Harris: Maria Pinto launches fashion line on Kickstarter

Designer opts for crowd funding, cutting out retailers

Chicago fashion designer Maria Pinto this week has launched her first clothing line since 2010. It's on Kickstarter, the crowd-funding website.

"There's a lot of liberating elements to doing it this way," she said. "Because I get really close to my clients. I see what they're going to order and what they don't order. Not that I hadn't always done that. But the Internet gives you so much more information and so much more connectivity."

It also cuts out retailers. And that, in turn, has allowed Pinto to lower her prices and not cater to the preferences of buyers for national chains. Pinto said the line, called M2057, is made with high-quality fabric from Italy. But she has streamlined construction so the pieces are "less labor-intensive" than her former luxury lines, she said.

A dress or jacket is priced at $250 on Kickstarter. But Pinto won't receive any of that money until the fundraising campaign hits its $250,000 goal.

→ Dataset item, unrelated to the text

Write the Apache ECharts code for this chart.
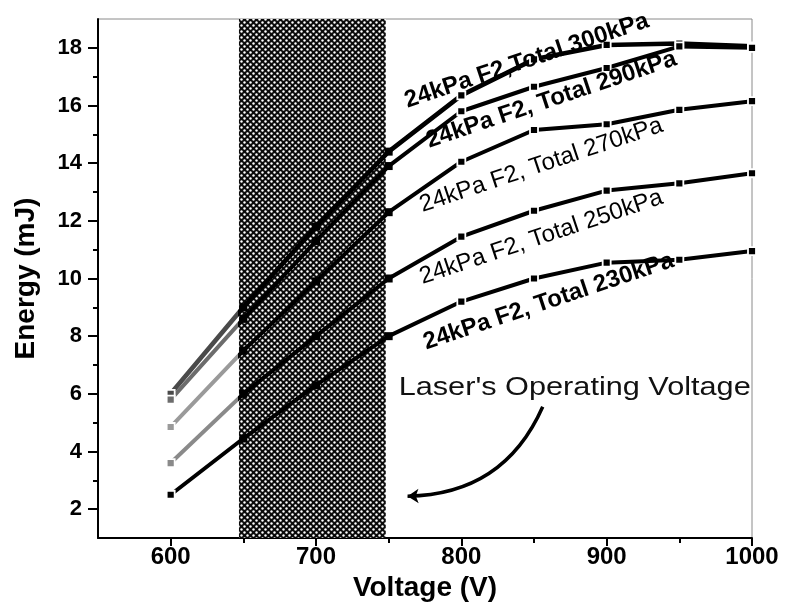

And she has about 40 days to get there.

A successful campaign would signal a comeback for Pinto, who closed her Chicago boutique in 2010, citing the recession. She joined Mark Shale in 2011 as creative director only to leave about seven months later. The retailer declared bankruptcy in 2012.

"In hindsight I look at things and go, 'OK, what could I have done differently?'" Pinto said. "And then to be honest, at some point, you just have to shut that off."

An e-commerce site, designed by Chicago Web design firm Table XI, will launch after the Kickstarter campaign concludes, she said.

Mileage tracker

Serial Chicago entrepreneur Howard Tullman this week joined the board of Atlanta-based startup Vehcon, which makes an app that helps track a vehicle odometer reading and then shares that data with insurance companies and repair shops — with the driver's permission.

"The more you know about the mileage, the more you know about the risks of insuring that car," Tullman said. Insurance companies "are all trying this solution where they give you this device and it measures your usage for 30 days, and then we give you a discount if you're a safe driver."

Vehcon CEO Fred Blumer "thinks that'll never be adopted in bulk," Tullman said. "So they've built an iPhone application that permits you to just take an authenticated photograph of your odometer reading and send it in once a month."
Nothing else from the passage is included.